| Exercise description |
Retype the whole listing verbatim and keep the pictures out of it.

| Supplied data |

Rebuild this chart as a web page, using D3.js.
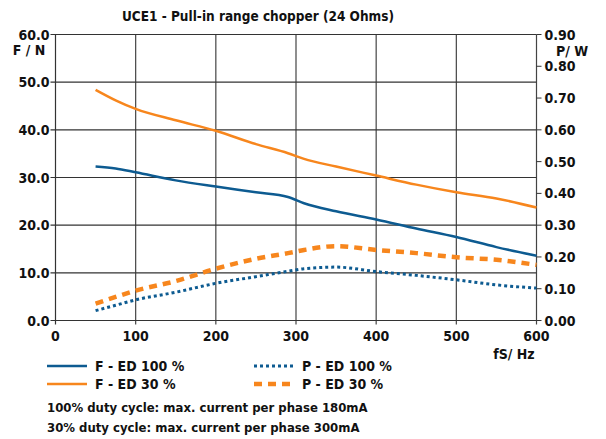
<!doctype html>
<html>
<head>
  <script src="https://cdnjs.cloudflare.com/ajax/libs/d3/7.8.5/d3.min.js"></script>
  <style>
    body { margin: 0; background: #fff; }
    svg text { font-family: "DejaVu Sans Condensed", "DejaVu Sans", sans-serif; font-weight: bold; fill: #111; }
  </style>
</head>
<body>
  <svg id="chart" width="606" height="439"></svg>
  <script>
    // frequency fS / Hz
    var freq = [50, 75, 100, 150, 200, 250, 290, 310, 350, 400, 450, 500, 550, 600];
    // force F / N
    var forceEd100 = [32.3, 31.9, 31.1, 29.4, 28.1, 26.9, 25.9, 24.6, 22.9, 21.2, 19.3, 17.5, 15.4, 13.6];
    var forceEd30 = [48.4, 46.2, 44.4, 42.0, 39.8, 37.0, 35.1, 33.9, 32.3, 30.4, 28.5, 26.9, 25.6, 23.7];
    // power P / W
    var powerEd100 = [0.031, 0.048, 0.065, 0.089, 0.117, 0.138, 0.155, 0.163, 0.168, 0.154, 0.142, 0.128, 0.112, 0.102];
    var powerEd30 = [0.053, 0.074, 0.094, 0.124, 0.163, 0.194, 0.212, 0.222, 0.234, 0.222, 0.212, 0.199, 0.191, 0.175];

    var xTicks = [0, 100, 200, 300, 400, 500, 600];
    var yTicks = [0, 10, 20, 30, 40, 50, 60];
    var y2Ticks = [0, 0.1, 0.2, 0.3, 0.4, 0.5, 0.6, 0.7, 0.8, 0.9];

    var blue = "#0d5b91", orange = "#f7861d";

    var svg = d3.select("#chart");
    var m = { left: 55.5, right: 536.5, top: 34.5, bottom: 320.5 };

    var x = d3.scaleLinear().domain([0, 600]).range([m.left, m.right]);
    var y = d3.scaleLinear().domain([0, 60]).range([m.bottom, m.top]);
    var y2 = d3.scaleLinear().domain([0, 0.9]).range([m.bottom, m.top]);

    svg.append("text").attr("x", 258).attr("y", 21).attr("text-anchor", "middle")
      .style("font-size", "13.5px").text("UCE1 - Pull-in range chopper (24 Ohms)");

    // grid
    svg.append("g").selectAll("line").data(xTicks.slice(1)).enter().append("line")
      .attr("x1", d => x(d)).attr("x2", d => x(d)).attr("y1", m.top).attr("y2", m.bottom + 4)
      .attr("stroke", "#444").attr("stroke-width", 1.2);
    svg.append("g").selectAll("line").data(yTicks).enter().append("line")
      .attr("x1", m.left - 5).attr("x2", m.right).attr("y1", d => y(d)).attr("y2", d => y(d))
      .attr("stroke", "#333").attr("stroke-width", 1.1);
    svg.append("line").attr("x1", m.left).attr("x2", m.left).attr("y1", m.top).attr("y2", m.bottom + 4)
      .attr("stroke", "#333").attr("stroke-width", 1.2);

    // left axis labels
    svg.append("g").selectAll("text").data(yTicks).enter().append("text")
      .attr("x", m.left - 6).attr("y", d => y(d) + 5).attr("text-anchor", "end")
      .style("font-size", "14px").text(d => d.toFixed(1));
    svg.append("text").attr("x", 29).attr("y", 55).attr("text-anchor", "middle")
      .style("font-size", "14px").text("F / N");

    // right axis
    svg.append("g").selectAll("line").data(y2Ticks).enter().append("line")
      .attr("x1", m.right).attr("x2", m.right + 5).attr("y1", d => y2(d)).attr("y2", d => y2(d))
      .attr("stroke", "#333").attr("stroke-width", 1);
    svg.append("g").selectAll("text").data(y2Ticks).enter().append("text")
      .attr("x", m.right + 8).attr("y", d => y2(d) + 5)
      .style("font-size", "14px").text(d => d.toFixed(2));
    svg.append("text").attr("x", 572).attr("y", 56).attr("text-anchor", "middle")
      .style("font-size", "14px").text("P/ W");

    // x axis labels
    svg.append("g").selectAll("text").data(xTicks).enter().append("text")
      .attr("x", d => x(d)).attr("y", m.bottom + 20).attr("text-anchor", "middle")
      .style("font-size", "14px").text(d => d);
    svg.append("text").attr("x", 514).attr("y", 359).attr("text-anchor", "middle")
      .style("font-size", "14px").text("fS/ Hz");

    // series
    var lineF = d3.line().x((d, i) => x(freq[i])).y(d => y(d)).curve(d3.curveMonotoneX);
    var lineP = d3.line().x((d, i) => x(freq[i])).y(d => y2(d)).curve(d3.curveMonotoneX);

    var series = [
      { data: forceEd100, gen: lineF, color: blue, width: 2.5, dash: null, label: "F - ED 100 %" },
      { data: forceEd30, gen: lineF, color: orange, width: 2.5, dash: null, label: "F - ED 30 %" },
      { data: powerEd100, gen: lineP, color: blue, width: 3, dash: "3,3", label: "P - ED 100 %" },
      { data: powerEd30, gen: lineP, color: orange, width: 4.5, dash: "8,6", label: "P - ED 30 %" }
    ];
    series.forEach(s => {
      svg.append("path").attr("d", s.gen(s.data)).attr("fill", "none")
        .attr("stroke", s.color).attr("stroke-width", s.width)
        .attr("stroke-dasharray", s.dash);
    });

    // legend
    var legPos = [[47, 366], [47, 384], [254, 366], [254, 384]];
    series.forEach((s, i) => {
      var p = legPos[i];
      svg.append("line").attr("x1", p[0]).attr("x2", p[0] + 40).attr("y1", p[1]).attr("y2", p[1])
        .attr("stroke", s.color).attr("stroke-width", s.dash ? (i == 3 ? 4.5 : 3) : 2.5)
        .attr("stroke-dasharray", s.dash);
      svg.append("text").attr("x", p[0] + 48).attr("y", p[1] + 5)
        .style("font-size", "14px").text(s.label);
    });

    svg.append("text").attr("x", 47).attr("y", 412).style("font-size", "13px")
      .text("100% duty cycle: max. current per phase 180mA");
    svg.append("text").attr("x", 47).attr("y", 432).style("font-size", "13px")
      .text("30% duty cycle: max. current per phase 300mA");
  </script>
</body>
</html>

| Reply |
Rebuild this chart as a web page, using D3.js.
<!doctype html>
<html>
<head>
  <script src="https://cdnjs.cloudflare.com/ajax/libs/d3/7.8.5/d3.min.js"></script>
  <style>
    body { margin: 0; background: #fff; }
    svg text { font-family: "DejaVu Sans Condensed", "DejaVu Sans", sans-serif; font-weight: bold; fill: #111; }
  </style>
</head>
<body>
  <svg id="chart" width="606" height="439"></svg>
  <script>
    // frequency fS / Hz
    var freq = [50, 75, 100, 150, 200, 250, 290, 310, 350, 400, 450, 500, 550, 600];
    // force F / N
    var forceEd100 = [32.3, 31.9, 31.1, 29.4, 28.1, 26.9, 25.9, 24.6, 22.9, 21.2, 19.3, 17.5, 15.4, 13.6];
    var forceEd30 = [48.4, 46.2, 44.4, 42.0, 39.8, 37.0, 35.1, 33.9, 32.3, 30.4, 28.5, 26.9, 25.6, 23.7];
    // power P / W
    var powerEd100 = [0.031, 0.048, 0.065, 0.089, 0.117, 0.138, 0.155, 0.163, 0.168, 0.154, 0.142, 0.128, 0.112, 0.102];
    var powerEd30 = [0.053, 0.074, 0.094, 0.124, 0.163, 0.194, 0.212, 0.222, 0.234, 0.222, 0.212, 0.199, 0.191, 0.175];

    var xTicks = [0, 100, 200, 300, 400, 500, 600];
    var yTicks = [0, 10, 20, 30, 40, 50, 60];
    var y2Ticks = [0, 0.1, 0.2, 0.3, 0.4, 0.5, 0.6, 0.7, 0.8, 0.9];

    var blue = "#0d5b91", orange = "#f7861d";

    var svg = d3.select("#chart");
    var m = { left: 55.5, right: 536.5, top: 34.5, bottom: 320.5 };

    var x = d3.scaleLinear().domain([0, 600]).range([m.left, m.right]);
    var y = d3.scaleLinear().domain([0, 60]).range([m.bottom, m.top]);
    var y2 = d3.scaleLinear().domain([0, 0.9]).range([m.bottom, m.top]);

    svg.append("text").attr("x", 258).attr("y", 21).attr("text-anchor", "middle")
      .style("font-size", "13.5px").text("UCE1 - Pull-in range chopper (24 Ohms)");

    // grid
    svg.append("g").selectAll("line").data(xTicks.slice(1)).enter().append("line")
      .attr("x1", d => x(d)).attr("x2", d => x(d)).attr("y1", m.top).attr("y2", m.bottom + 4)
      .attr("stroke", "#444").attr("stroke-width", 1.2);
    svg.append("g").selectAll("line").data(yTicks).enter().append("line")
      .attr("x1", m.left - 5).attr("x2", m.right).attr("y1", d => y(d)).attr("y2", d => y(d))
      .attr("stroke", "#333").attr("stroke-width", 1.1);
    svg.append("line").attr("x1", m.left).attr("x2", m.left).attr("y1", m.top).attr("y2", m.bottom + 4)
      .attr("stroke", "#333").attr("stroke-width", 1.2);

    // left axis labels
    svg.append("g").selectAll("text").data(yTicks).enter().append("text")
      .attr("x", m.left - 6).attr("y", d => y(d) + 5).attr("text-anchor", "end")
      .style("font-size", "14px").text(d => d.toFixed(1));
    svg.append("text").attr("x", 29).attr("y", 55).attr("text-anchor", "middle")
      .style("font-size", "14px").text("F / N");

    // right axis
    svg.append("g").selectAll("line").data(y2Ticks).enter().append("line")
      .attr("x1", m.right).attr("x2", m.right + 5).attr("y1", d => y2(d)).attr("y2", d => y2(d))
      .attr("stroke", "#333").attr("stroke-width", 1);
    svg.append("g").selectAll("text").data(y2Ticks).enter().append("text")
      .attr("x", m.right + 8).attr("y", d => y2(d) + 5)
      .style("font-size", "14px").text(d => d.toFixed(2));
    svg.append("text").attr("x", 572).attr("y", 56).attr("text-anchor", "middle")
      .style("font-size", "14px").text("P/ W");

    // x axis labels
    svg.append("g").selectAll("text").data(xTicks).enter().append("text")
      .attr("x", d => x(d)).attr("y", m.bottom + 20).attr("text-anchor", "middle")
      .style("font-size", "14px").text(d => d);
    svg.append("text").attr("x", 514).attr("y", 359).attr("text-anchor", "middle")
      .style("font-size", "14px").text("fS/ Hz");

    // series
    var lineF = d3.line().x((d, i) => x(freq[i])).y(d => y(d)).curve(d3.curveMonotoneX);
    var lineP = d3.line().x((d, i) => x(freq[i])).y(d => y2(d)).curve(d3.curveMonotoneX);

    var series = [
      { data: forceEd100, gen: lineF, color: blue, width: 2.5, dash: null, label: "F - ED 100 %" },
      { data: forceEd30, gen: lineF, color: orange, width: 2.5, dash: null, label: "F - ED 30 %" },
      { data: powerEd100, gen: lineP, color: blue, width: 3, dash: "3,3", label: "P - ED 100 %" },
      { data: powerEd30, gen: lineP, color: orange, width: 4.5, dash: "8,6", label: "P - ED 30 %" }
    ];
    series.forEach(s => {
      svg.append("path").attr("d", s.gen(s.data)).attr("fill", "none")
        .attr("stroke", s.color).attr("stroke-width", s.width)
        .attr("stroke-dasharray", s.dash);
    });

    // legend
    var legPos = [[47, 366], [47, 384], [254, 366], [254, 384]];
    series.forEach((s, i) => {
      var p = legPos[i];
      svg.append("line").attr("x1", p[0]).attr("x2", p[0] + 40).attr("y1", p[1]).attr("y2", p[1])
        .attr("stroke", s.color).attr("stroke-width", s.dash ? (i == 3 ? 4.5 : 3) : 2.5)
        .attr("stroke-dasharray", s.dash);
      svg.append("text").attr("x", p[0] + 48).attr("y", p[1] + 5)
        .style("font-size", "14px").text(s.label);
    });

    svg.append("text").attr("x", 47).attr("y", 412).style("font-size", "13px")
      .text("100% duty cycle: max. current per phase 180mA");
    svg.append("text").attr("x", 47).attr("y", 432).style("font-size", "13px")
      .text("30% duty cycle: max. current per phase 300mA");
  </script>
</body>
</html>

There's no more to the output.